What Are Counterattack Lines?
The counterattack lines pattern is a two-candle reversal pattern that appears on candlestick charts. It can occur during an uptrend or downtrend. For a bullish reversal during a downtrend, the first candle is a long black (down) candle, and the second candle gaps down but then closes higher, near the close of the first candle. It shows that sellers were in control, but they may be losing that control as the buyers were able to close the gap down.
For a bearish reversal during an uptrend, the first candle is a long white (up) candle, and the second candle gaps higher but then closes lower, near the close of the first candle.
- Bullish counterattack lines signal a potential reversal from a downtrend into an uptrend.
- Bearish counterattack lines signal a potential reversal from an uptrend into a downtrend.
- The pattern is composed of two candles of opposite color/direction. The use of a third and/or fourth candle that confirms the next price direction following the pattern is recommended.
Understanding Counterattack Lines
The pattern shows that the buyers may be losing control during an uptrend or that sellers may be losing control in a downtrend.
The bullish counterattack lines is a candlestick pattern with the following characteristics:
The bearish counterattack lines is a candlestick pattern with the following characteristics:
- The market is in an uptrend.
- The first candle is white (up) with a long real body.
- The second candle gaps higher on the open, is black with a real body that's similar in size to the first candle, with a close that's near the first candle's close.
This chart pattern is characterized by a gap in the current trending direction at the opening of the second candle, followed by a strong move in the opposite direction to close the gap. With the initial trend becoming unsustainable, the market tends to reverse direction and send prices in the other direction (direction of the second candle).
Counterattack lines are a fairly specific pattern and therefore don't occur frequently on candlestick charts. Traders should use the counterattack lines pattern in conjunction with other forms of technical analysis to maximize their odds of a successful trade.
Many traders wait for a confirmation candle following a candlestick pattern. A confirmation candle is a price move in the expected direction. For example, following a bullish reversal, the price is expected to rise. A trade is not taken until the price actually starts to rise. The same concept applies to a price decline following a bearish reversal.

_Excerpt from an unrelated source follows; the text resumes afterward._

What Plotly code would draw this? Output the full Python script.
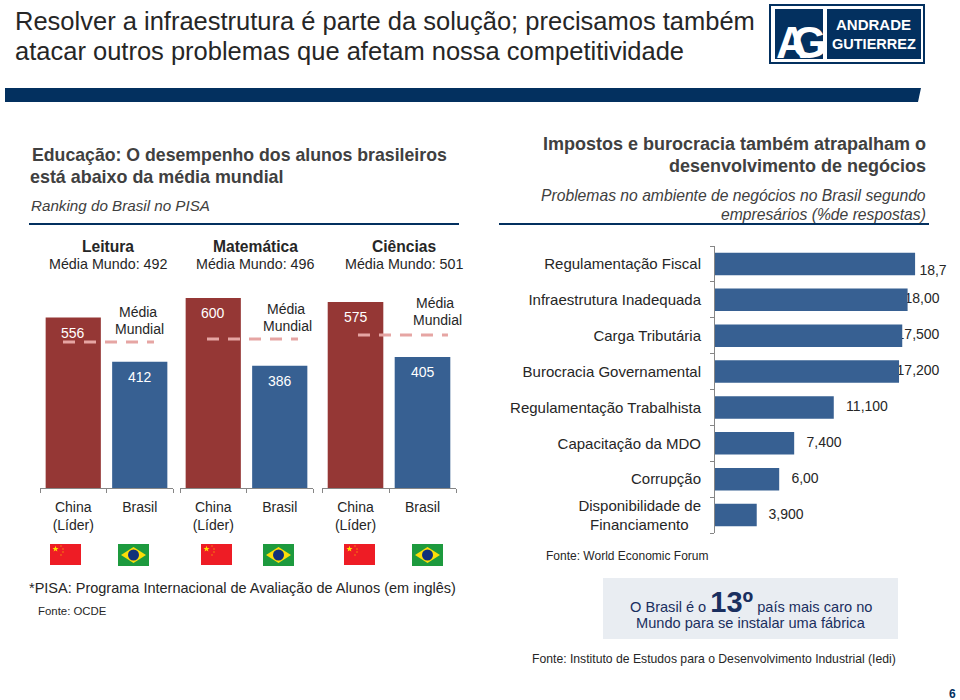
import math
import plotly.graph_objects as go

W, H = 960, 700
def px(x): return x / W
def py(y): return 1 - y / H

FONT = "Liberation Sans"
NAVY = "#03305F"
RED = "#953735"
BLUE = "#376092"
GREY = "#868686"
TXT = "#262626"

# ---------- data ----------
pisa_cats = ["China<br>(Líder)", "Brasil"]
leitura = [556, 412]
matematica = [600, 386]
ciencias = [575, 405]
pisa_panels = [leitura, matematica, ciencias]
media_line = [476, 471, 473]
pisa_titles = ["Leitura", "Matemática", "Ciências"]
pisa_means = ["Média Mundo: 492", "Média Mundo: 496", "Média Mundo: 501"]

prob_cats = ["Regulamentação Fiscal", "Infraestrutura Inadequada", "Carga Tributária",
             "Burocracia Governamental", "Regulamentação Trabalhista", "Capacitação da MDO",
             "Corrupção", "Disponibilidade de<br>Financiamento\u00a0\u00a0\u00a0"]
prob_vals = [18.7, 18.0, 17.5, 17.2, 11.1, 7.4, 6.0, 3.9]
prob_text = ["18,7", "18,00", "17,500", "17,200", "11,100", "7,400", "6,00", "3,900"]

# ---------- layout helpers (positions only) ----------
panel_px = [(40, 173), (180, 313), (322, 456)]
panel_scale = [0.3065, 0.3165, 0.3235]
BASE, TOP = 488, 290
line_ends = [(0.346, 1.714), (0.406, 1.774), (0.537, 1.88)]
label_x_px = [933, 922, 918, 918, 867, 824, 805, 786]
label_y_dy = [8, 0, 0, 0, 0, 0, 0, 0]
AX_L, AX_R, AX_T, AX_B = 715, 935, 246, 533
PROB_XMAX = (AX_R - AX_L) / 10.7
BAND = (AX_B - AX_T) / 8

fig = go.Figure()
layout = {}
annos = []
shapes = []

def note(text, x, y, size=14, color=TXT, anchor="left", bold=False, italic=False, family=FONT):
    if bold: text = f"<b>{text}</b>"
    if italic: text = f"<i>{text}</i>"
    annos.append(dict(text=text, x=px(x), y=py(y), xref="paper", yref="paper", showarrow=False,
                      xanchor=anchor, yanchor="middle", align=anchor, borderpad=0, borderwidth=0,
                      font=dict(family=family, size=size, color=color)))

# ---------- left panels ----------
for i, vals in enumerate(pisa_panels):
    n = i + 1
    xa, ya = f"x{n}", f"y{n}"
    x0, x1 = panel_px[i]
    ymax = (BASE - TOP) / panel_scale[i]
    fig.add_trace(go.Bar(x=[0.5, 1.5], y=vals, xaxis=xa, yaxis=ya, width=0.83,
                         marker=dict(color=[RED, BLUE], line=dict(width=0)),
                         hoverinfo="skip", showlegend=False))
    fig.add_trace(go.Scatter(x=list(line_ends[i]), y=[media_line[i]] * 2, xaxis=xa, yaxis=ya,
                             mode="lines", line=dict(color="#E6A5A3", width=3, dash="12px,9px"),
                             hoverinfo="skip", showlegend=False))
    layout[f"xaxis{n}"] = dict(domain=[px(x0), px(x1)], range=[0, 2], anchor=ya, fixedrange=True,
                               showgrid=False, zeroline=False, showline=True, linecolor=GREY, linewidth=1,
                               tickmode="array", tickvals=[0.5, 1.5], ticktext=pisa_cats, ticks="",
                               ticklabelstandoff=6, tickfont=dict(family=FONT, size=14, color=TXT),
                               minor=dict(tickmode="array", tickvals=[0, 1, 2], ticks="outside", ticklen=4,
                                          tickcolor=GREY, tickwidth=1, showgrid=False))
    layout[f"yaxis{n}"] = dict(domain=[py(BASE), py(TOP)], range=[0, ymax], anchor=xa, visible=False,
                               fixedrange=True)
    for xv, v in zip([0.5, 1.5], vals):
        annos.append(dict(text=str(v), x=xv, y=v, xref=xa, yref=ya, showarrow=False, yshift=-15,
                          xanchor="center", yanchor="middle",
                          font=dict(family=FONT, size=14, color="#FFFFFF")))

for xc, t, m in zip([108, 255, 404], pisa_titles, pisa_means):
    note(t, xc, 246, 15.6, TXT, "center", bold=True)
    note(m, xc, 264, 14.3, TXT, "center")
for xa, xb, ya, yb in [(138, 139, 312, 329), (286, 287, 309, 326), (435, 437, 303, 320)]:
    note("Média", xa, ya, 14, TXT, "center")
    note("Mundial", xb, yb, 14, TXT, "center")

# ---------- right chart ----------
lx = [(p - AX_L) / 10.7 for p in label_x_px]
ly = [k + 0.5 + d / BAND for k, d in enumerate(label_y_dy)]
fig.add_trace(go.Scatter(x=lx, y=ly, xaxis="x4", yaxis="y4", mode="text", text=prob_text, cliponaxis=False,
                         textposition="middle center", textfont=dict(family=FONT, size=14, color=TXT),
                         hoverinfo="skip", showlegend=False))
fig.add_trace(go.Bar(x=prob_vals, y=[k + 0.5 for k in range(8)], orientation="h", xaxis="x5", yaxis="y5",
                     width=0.63, marker=dict(color=BLUE, line=dict(width=0)),
                     hoverinfo="skip", showlegend=False))
xdom = [px(AX_L), px(AX_R)]
ydom = [py(AX_B), py(AX_T)]
layout["xaxis4"] = dict(domain=xdom, range=[0, PROB_XMAX], anchor="y4", visible=False, fixedrange=True)
layout["yaxis4"] = dict(domain=ydom, range=[8, 0], anchor="x4", visible=False, fixedrange=True)
layout["xaxis5"] = dict(domain=xdom, range=[0, PROB_XMAX], anchor="y5", visible=False, fixedrange=True)
layout["yaxis5"] = dict(domain=ydom, range=[8, 0], anchor="x5", fixedrange=True, showgrid=False, zeroline=False,
                        showline=True, linecolor=GREY, linewidth=1, tickmode="array",
                        tickvals=[k + 0.5 for k in range(8)], ticktext=prob_cats, ticks="",
                        ticklabelstandoff=10, tickfont=dict(family=FONT, size=15, color=TXT),
                        minor=dict(tickmode="array", tickvals=list(range(9)), ticks="outside", ticklen=4,
                                   tickcolor=GREY, tickwidth=1, showgrid=False))

# ---------- header ----------
note("Resolver a infraestrutura é parte da solução; precisamos também", 15, 21, 25.5, TXT)
note("atacar outros problemas que afetam nossa competitividade", 15, 51, 25.5, TXT)

def poly(pts, fill):
    d = "M" + " L".join(f"{px(a):.5f},{py(b):.5f}" for a, b in pts) + " Z"
    shapes.append(dict(type="path", path=d, xref="paper", yref="paper", fillcolor=fill,
                       line=dict(width=0), layer="above"))

def rect(x0, y0, x1, y1, fill, layer="above"):
    shapes.append(dict(type="rect", x0=px(x0), x1=px(x1), y0=py(y0), y1=py(y1), xref="paper", yref="paper",
                       fillcolor=fill, line=dict(width=0), layer=layer))

poly([(5, 88), (921, 88), (918, 102), (5, 102)], NAVY)

# logo
rect(769, 4, 925, 64, NAVY, "below")
rect(771, 6, 923, 62, "#FFFFFF", "below")
rect(775, 9, 823, 59, NAVY, "below")
rect(827, 9, 921, 59, NAVY, "below")
note("A", 792, 43, 44, "#FFFFFF", "center", bold=True)
note("G", 809, 43, 44, "#FFFFFF", "center", bold=True)
note("ANDRADE", 873, 25, 15, "#FFFFFF", "center", bold=True)
note("GUTIERREZ", 874, 44, 14.5, "#FFFFFF", "center", bold=True)

# section headers
note("Educação: O desempenho dos alunos brasileiros", 32, 155, 17.7, "#404040", bold=True)
note("está abaixo da média mundial", 30, 177, 17.9, "#404040", bold=True)
note("Ranking do Brasil no PISA", 31, 206, 15.2, "#404040", italic=True)
rect(29, 223, 459, 225, NAVY)
note("Impostos e burocracia também atrapalham o", 926, 144, 18, "#404040", "right", bold=True)
note("desenvolvimento de negócios", 926, 166, 18, "#404040", "right", bold=True)
note("Problemas no ambiente de negócios no Brasil segundo", 926, 195, 15.7, "#404040", "right", italic=True)
note("empresários (%de respostas)", 926, 214, 15.7, "#404040", "right", italic=True)
rect(499, 223, 929, 225, NAVY)

# flags
def china(x0):
    y0, y1 = 544, 565
    rect(x0, y0, x0 + 31, y1, "#EE1C25")
    cx, cy, r = x0 + 5.5, y0 + 5, 3.2
    pts = []
    for k in range(10):
        rr = r if k % 2 == 0 else r * 0.42
        a = -math.pi / 2 + k * math.pi / 5
        pts.append((cx + rr * math.cos(a), cy + rr * math.sin(a)))
    poly(pts, "#FFDE00")
    for dx, dy in [(11, 2), (13, 5), (13, 8), (11, 11)]:
        rect(x0 + dx - 0.6, y0 + dy - 0.6, x0 + dx + 0.6, y0 + dy + 0.6, "#F7B500")

def brazil(x0):
    y0, y1 = 544, 566
    rect(x0, y0, x0 + 31, y1, "#1D9A3E")
    cx, cy = x0 + 15.5, (y0 + y1) / 2
    poly([(x0 + 3, cy), (cx, y0 + 3), (x0 + 28, cy), (cx, y1 - 3)], "#FCDD09")
    shapes.append(dict(type="circle", x0=px(cx - 5.5), x1=px(cx + 5.5), y0=py(cy - 5.5), y1=py(cy + 5.5),
                       xref="paper", yref="paper", fillcolor="#10307A", line=dict(width=0), layer="above"))

for x in [50, 201, 344]:
    china(x)
for x in [118, 263, 412]:
    brazil(x)

# footers
note("Fonte: World Economic Forum", 546, 556, 12, TXT)
note("*PISA: Programa Internacional de Avaliação de Alunos (em inglês)", 29, 588, 14.5, TXT)
note("Fonte: OCDE", 38, 611, 11.4, TXT)
rect(603, 578, 898, 639, "#E9EDF2", "below")
note("O Brasil é o <span style='font-size:29px'><b>13º</b></span> país mais caro no", 751, 602, 14.6, "#1A2F5F", "center")
note("Mundo para se instalar uma fábrica", 751, 623, 14.6, "#1A2F5F", "center")
note("Fonte: Instituto de Estudos para o Desenvolvimento Industrial (Iedi)", 532, 659, 12.2, TXT)
note("6", 952, 694, 12, NAVY, "center", bold=True)

fig.update_layout(width=W, height=H, autosize=False, margin=dict(l=0, r=0, t=0, b=0),
                  paper_bgcolor="#FFFFFF", plot_bgcolor="rgba(0,0,0,0)", showlegend=False,
                  barmode="overlay", annotations=annos, shapes=shapes, **layout)
fig.write_html("out.html", config={"displayModeBar": False},
               post_script="document.body.style.margin='0';document.body.style.overflow='hidden';")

Once confirmation has occurred and a long trade has been entered, a stop loss can be placed below the low of the pattern. Once a short trade has been confirmed, a stop loss can be placed above the high of the pattern.

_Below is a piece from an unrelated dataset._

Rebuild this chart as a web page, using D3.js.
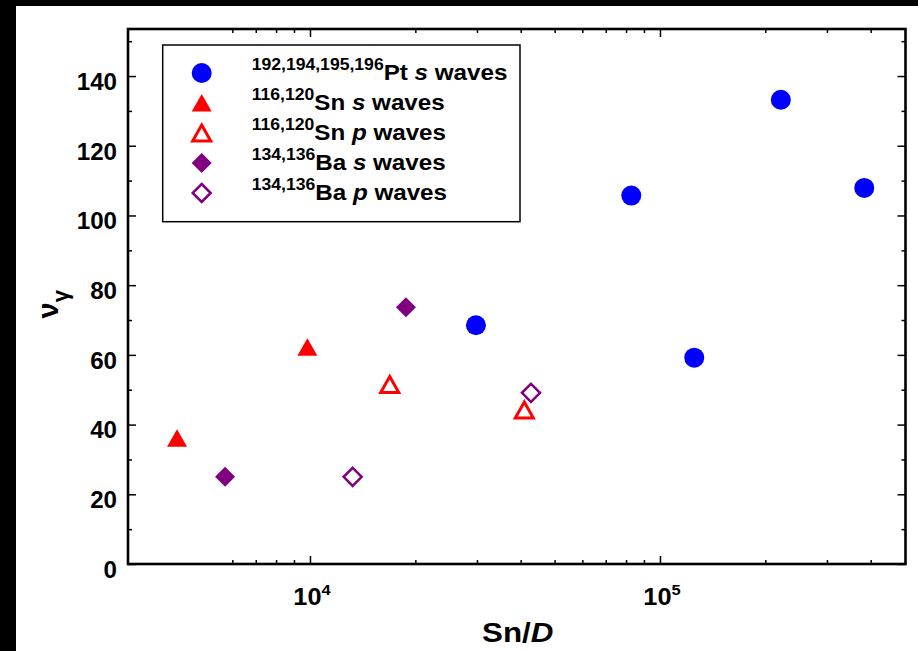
<!DOCTYPE html>
<html>
<head>
<meta charset="utf-8">
<script src="https://cdn.jsdelivr.net/npm/d3@7"></script>
<style>
  html, body { margin: 0; padding: 0; background: #000; }
  svg { display: block; }
  text { font-family: "Liberation Sans", Arial, sans-serif; font-weight: bold; fill: #000; }
</style>
</head>
<body>
<svg class="chart" width="918" height="651"></svg>
<script>
// values (x = Sn/D, y = nu_gamma)
var ptSn = [29800, 82800, 125300, 221500, 383500];
var ptNu = [68.5, 105.7, 59.2, 133.2, 107.9];
var snSSn = [4170, 9830];
var snSNu = [36.1, 62.2];
var snPSn = [16900, 40960];
var snPNu = [51.5, 44.2];
var baSSn = [5720, 18800];
var baSNu = [25.0, 73.7];
var baPSn = [13240, 42800];
var baPNu = [25.0, 49.1];

var legendIso = ['192,194,195,196', '116,120', '116,120', '134,136', '134,136'];
var legendEl = ['Pt', 'Sn', 'Sn', 'Ba', 'Ba'];
var legendWave = ['s', 's', 'p', 's', 'p'];

var yMajor = [0, 20, 40, 60, 80, 100, 120, 140];
var yMinor = [10, 30, 50, 70, 90, 110, 130, 150];
var xMajor = [1e4, 1e5];
var xMajorExp = ['4', '5'];
var xMinor = [6000, 7000, 8000, 9000, 2e4, 3e4, 4e4, 5e4, 6e4, 7e4, 8e4, 9e4, 2e5, 3e5, 4e5];

var series = [
    { xs: ptSn, ys: ptNu, color: '#0000ff', shape: 'circle', filled: true },
    { xs: snSSn, ys: snSNu, color: '#ff0000', shape: 'triangle', filled: true },
    { xs: snPSn, ys: snPNu, color: '#ff0000', shape: 'triangle', filled: false },
    { xs: baSSn, ys: baSNu, color: '#800080', shape: 'diamond', filled: true },
    { xs: baPSn, ys: baPNu, color: '#800080', shape: 'diamond', filled: false }
];

var svg = d3.select('.chart');
var pL = 128, pR = 905.5, pT = 29, pB = 564;
var sx = 1.1; // the original font is a bit wider than Arial

var x = d3.scaleLog().domain([3020, 503000]).range([pL, pR]);
var y = d3.scaleLinear().domain([0, 153.5]).range([pB, pT]);

// white panel on the dark backdrop
svg.append('rect').attr('x', 0).attr('y', 0).attr('width', 918).attr('height', 651).attr('fill', '#000');
svg.append('rect').attr('x', 16).attr('y', 6).attr('width', 902).attr('height', 645).attr('fill', '#fff');

function markerPath(shape, filled) {
    if (shape === 'circle') {
        return d3.symbol(d3.symbolCircle, Math.PI * 100)();
    }
    if (shape === 'triangle') {
        return filled ? 'M0,-9L10,8.5L-10,8.5Z' : 'M0,-8L9,8L-9,8Z';
    }
    return filled ? 'M0,-10L10,0L0,10L-10,0Z' : 'M0,-9L9,0L0,9L-9,0Z';
}

function styleMarker(sel, s) {
    sel.attr('d', markerPath(s.shape, s.filled))
        .attr('fill', s.filled ? s.color : 'none')
        .attr('stroke', s.filled ? 'none' : s.color)
        .attr('stroke-width', s.shape === 'triangle' ? 3 : 2.5)
        .attr('stroke-linejoin', 'miter');
}

// axes: ticks point inward on all four sides
function tickAxis(axisFn, scale, values, len, tx, ty) {
    var g = svg.append('g')
        .attr('transform', 'translate(' + tx + ',' + ty + ')')
        .call(axisFn(scale).tickValues(values).tickSizeInner(-len).tickSizeOuter(0).tickFormat(''));
    g.select('.domain').remove();
    g.selectAll('line').attr('stroke', '#000').attr('stroke-width', 1.5);
}

tickAxis(d3.axisBottom, x, xMajor, 8, 0, pB);
tickAxis(d3.axisBottom, x, xMinor, 4, 0, pB);
tickAxis(d3.axisTop, x, xMajor, 8, 0, pT);
tickAxis(d3.axisTop, x, xMinor, 4, 0, pT);
tickAxis(d3.axisLeft, y, yMajor, 8, pL, 0);
tickAxis(d3.axisLeft, y, yMinor, 4, pL, 0);
tickAxis(d3.axisRight, y, yMajor, 8, pR, 0);
tickAxis(d3.axisRight, y, yMinor, 4, pR, 0);

svg.append('rect')
    .attr('x', pL).attr('y', pT)
    .attr('width', pR - pL).attr('height', pB - pT)
    .attr('fill', 'none').attr('stroke', '#000').attr('stroke-width', 2.6);

// y tick labels
svg.selectAll('.ylab')
    .data(yMajor)
    .enter()
    .append('text')
    .attr('class', 'ylab')
    .attr('transform', function (d) {
        return 'translate(117,' + (y(d) + 13.8) + ') scale(1.05,1)';
    })
    .attr('text-anchor', 'end')
    .attr('font-size', 23)
    .text(function (d) { return d; });

// x tick labels 10^n
var xl = svg.selectAll('.xlab')
    .data(xMajor)
    .enter()
    .append('text')
    .attr('class', 'xlab')
    .attr('transform', function (d) {
        return 'translate(' + (x(d) + 2) + ',605) scale(' + sx + ',1)';
    })
    .attr('text-anchor', 'middle')
    .attr('font-size', 23);
xl.append('tspan').text('10');
xl.append('tspan')
    .attr('dy', -10)
    .attr('font-size', 15)
    .text(function (d, i) { return xMajorExp[i]; });

// axis titles
var xt = svg.append('text')
    .attr('transform', 'translate(' + ((pL + pR) / 2 + 1) + ',641.5) scale(1.12,1)')
    .attr('text-anchor', 'middle')
    .attr('font-size', 28);
xt.append('tspan').text('Sn/');
xt.append('tspan').attr('font-style', 'italic').text('D');

var yt = svg.append('text')
    .attr('transform', 'translate(58,318.5) rotate(-90)')
    .attr('font-size', 29);
yt.append('tspan').text('\u03bd');
yt.append('tspan').attr('dy', 10).attr('font-size', 22).text('\u03b3');

// data points
series.forEach(function (s) {
    var pts = s.xs.map(function (v, i) { return [v, s.ys[i]]; });
    svg.append('g')
        .selectAll('path')
        .data(pts)
        .enter()
        .append('path')
        .call(styleMarker, s)
        .attr('transform', function (d) {
            return 'translate(' + x(d[0]) + ',' + y(d[1]) + ')';
        });
});

// legend
svg.append('rect')
    .attr('x', 162.7).attr('y', 45)
    .attr('width', 357.3).attr('height', 176.7)
    .attr('fill', '#fff').attr('stroke', '#000').attr('stroke-width', 1.5);

var row = svg.selectAll('.leg')
    .data(series)
    .enter()
    .append('g')
    .attr('class', 'leg')
    .attr('transform', function (d, i) { return 'translate(0,' + (73 + i * 30) + ')'; });

row.append('path')
    .each(function (s) { d3.select(this).call(styleMarker, s); })
    .attr('transform', 'translate(201.7,0)');

var lt = row.append('text')
    .attr('transform', 'translate(251.7,7.3) scale(' + sx + ',1)')
    .attr('font-size', 22);
lt.append('tspan')
    .attr('dy', -10)
    .attr('font-size', 16)
    .text(function (d, i) { return legendIso[i]; });
lt.append('tspan')
    .attr('dy', 10)
    .text(function (d, i) { return legendEl[i] + ' '; });
lt.append('tspan')
    .attr('font-style', 'italic')
    .text(function (d, i) { return legendWave[i]; });
lt.append('tspan')
    .text(' waves');
</script>
</body>
</html>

Bullish Counterattack Lines Trader Psychology
Suppose the market is engaged in an active downtrend. The first candle continues the decline, with the close well below the open, generating a long real body. This increases bear confidence while putting bulls on the defensive. Their caution is justified at the opening of the second candle, which gaps down from the prior session's close. However, the opening depletes the supply of selling pressure, allowing bulls to lift the security in a reversal session that ends near the close of the first candle. This price action signals a potential bullish reversal that's confirmed on the third or fourth candle.
Bearish Counterattack Lines Trader Psychology
Suppose the market is engaged in an active uptrend. The first candle continues the advance, with the close well above the open, generating a long real body. This increases bull confidence while putting bears on the defensive. Their caution is justified at the opening of the second candle, which gaps up from the prior session's close. However, the opening depletes the demand to buy, allowing bears to drop the security in a reversal session that ends near the close of the first candle. This price action signals a potential bearish reversal that's confirmed on the third or fourth candle.
Example of How to Use Counterattack Lines
Counterattack lines are best used in conjunction with other forms of analysis, because they won't always result in a reversal.
The first bullish counterattack lines on the Apple Inc. (AAPL) daily chart occurred during a downtrend, and the strong buying on the second candle indicates a potential reversal in the downtrend. In this case, the price moved only marginally higher and then the downtrend continued.
On the second and third examples, the price did move higher following the patterns. Both of these patterns were created with relatively small candles. Ideally, the pattern should have large candles, like in the first example. Yet, in these cases, the smaller candles resulted in the expected bullish reversal.
These examples are all bullish counterattack lines; therefore, once the price started moving higher following the pattern and a long trade was initiated, a stop loss could have been placed below the low of the pattern.
Candlestick patterns don't have profit targets, so it is up to the trader to determine how and when they will take profit.
Difference Between Counterattack Lines and an Engulfing Pattern
Both patterns are created by candles of opposite color/direction. The engulfing pattern is different in that the candles are side-by-side, with the second candle's real body fully enveloping the real body of the first. It is also a reversal pattern.
Limitations of Using Counterattack Lines
Counterattack lines may not be reliable on their own. Typically they require confirmation candles, and are best used in conjunction with other confirming technical analysis.
Candlestick patterns also don't provide profit targets, so there is no indication of how large the reversal may be. The pattern may start a long-term reversal, or the reversal may be very short-lived.
Although the pattern does occur, it's not frequent. Opportunities to use this candlestick pattern will be limited.